Antony with his soldiers. Plutarch: “He was looked upon by the soldiers with great good will, chiefly because he was always living and exercising with them and making them presents according to his ability.” The voice of Antony in camp was a different instrument than the voice on the rostra: familiar, generous, crude, the voice of a drinking companion who happened to be their commander.
March 20, 44 BCE
It is March 20, 44 BCE, six days after Caesar’s assassination. The Forum is packed. Antony stands at the rostra — the speaker’s platform decorated with the bronze prows of captured ships. Caesar’s body lies below on a bier. Antony begins slowly, his voice carrying across the open space with the trained projection of a man who has done this before. The Latin is aristocratic but Asiatic in style — sentences that build in waves, emotional crests that hold, pauses calibrated to let the crowd’s noise rise and fall. He is not Caesar’s intellectual equal and he knows it. But he is a better crowd-worker than Caesar ever was. When he holds up the bloodstained toga, when he points to the rents where the knives went in, his voice rises but doesn’t break. The Asiatic style is built for this moment: sustained emotional intensity that carries a crowd past thought and into action. The crowd begins to shout. Antony gives them direction. By nightfall, the Forum is burning, Brutus and Cassius are fleeing Rome, and the voice that made it happen is the most powerful instrument in the Republic. It won’t last. Octavian will prove that quiet calculation beats loud passion every time. But on this day, in this Forum, Antony’s voice sets the course of an empire.
Sources
- Plutarch. Life of Antony, Chapters 2, 14. Translated by Bernadotte Perrin. Loeb Classical Library, 1920.

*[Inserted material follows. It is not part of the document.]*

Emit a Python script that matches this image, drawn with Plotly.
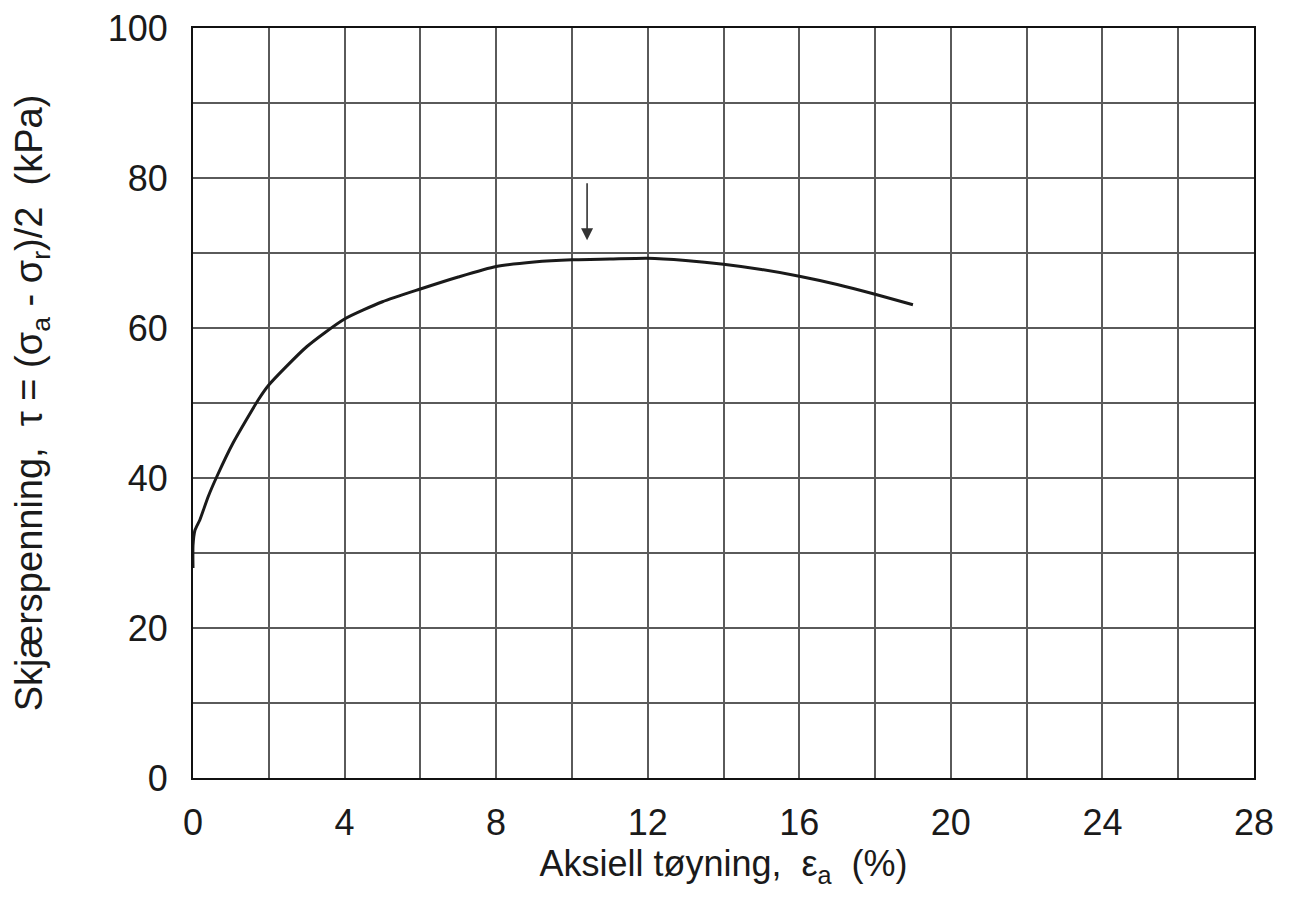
import plotly.graph_objects as go

# Data
strain = [0, 0, 0.05, 0.18, 0.4, 0.63, 1.06, 1.72, 2, 3, 4, 5, 6, 7, 8, 9,
          10, 11, 12, 13, 14, 15, 16, 17, 18, 19]
shear = [28, 31, 33, 34.4, 37.5, 40.2, 44.7, 50.4, 52.4, 57.5, 61.2, 63.5,
         65.2, 66.8, 68.2, 68.8, 69.1, 69.2, 69.3, 69.0, 68.5, 67.8, 66.9,
         65.8, 64.5, 63.1]
arrow_x = 10.4
arrow_tip_y = 71.7
arrow_tail_y = 79.5

FONT = "Liberation Sans, Arial, sans-serif"
NB = "\u00a0"

fig = go.Figure()
fig.add_trace(go.Scatter(x=strain, y=shear, mode="lines",
                         line=dict(color="#1a1a1a", width=3, shape="spline", smoothing=0.6),
                         showlegend=False, hoverinfo="skip"))

fig.add_annotation(x=arrow_x, y=arrow_tip_y, ax=arrow_x, ay=arrow_tail_y,
                   xref="x", yref="y", axref="x", ayref="y", text="",
                   showarrow=True, arrowhead=2, arrowsize=1.5, arrowwidth=1.6,
                   arrowcolor="#333333")

grid_col = "#5a5a5a"
fig.update_xaxes(range=[0, 28], dtick=4, tick0=0, showgrid=True, gridcolor=grid_col,
                 gridwidth=1.5, minor=dict(dtick=2, showgrid=True, gridcolor=grid_col, gridwidth=1.5),
                 showline=True, linecolor="#111111", linewidth=2, mirror=True,
                 zeroline=False, ticks="", ticklabelstandoff=12, ticklabeloverflow="allow",
                 automargin=False,
                 tickfont=dict(family=FONT, size=36, color="#1a1a1a"),
                 title=dict(text="Aksiell tøyning," + NB * 2 + "ε<sub>a</sub>" + NB * 2 + "(%)",
                            standoff=6, font=dict(family=FONT, size=36, color="#1a1a1a")))
fig.update_yaxes(range=[0, 100], dtick=20, tick0=0, showgrid=True, gridcolor=grid_col,
                 gridwidth=1.5, minor=dict(dtick=10, showgrid=True, gridcolor=grid_col, gridwidth=1.5),
                 showline=True, linecolor="#111111", linewidth=2, mirror=True,
                 zeroline=False, ticks="", ticklabelstandoff=16, ticklabeloverflow="allow",
                 automargin=False,
                 tickfont=dict(family=FONT, size=36, color="#1a1a1a"),
                 title=dict(text="Skjærspenning," + NB * 2 + "τ = (σ<sub>a</sub> - σ<sub>r</sub>)/2" + NB * 2 + "(kPa)",
                            standoff=62, font=dict(family=FONT, size=38, color="#1a1a1a")))

fig.update_layout(width=1290, height=910, autosize=False,
                  margin=dict(l=185, r=44, t=20, b=140),
                  paper_bgcolor="white", plot_bgcolor="white",
                  font=dict(family=FONT))

fig.write_html("out.html")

- Cicero. Philippics. Translated by D. R. Shackleton Bailey. University of North Carolina Press, 1986.
- Appian. Civil Wars, Book 2, Chapters 143-148. Translated by Horace White. Loeb Classical Library, 1913.
- Cassius Dio. Roman History, Book 44. Translated by Earnest Cary. Loeb Classical Library, 1917.
- Huzar, Eleanor Goltz. Mark Antony: A Biography. University of Minnesota Press, 1978.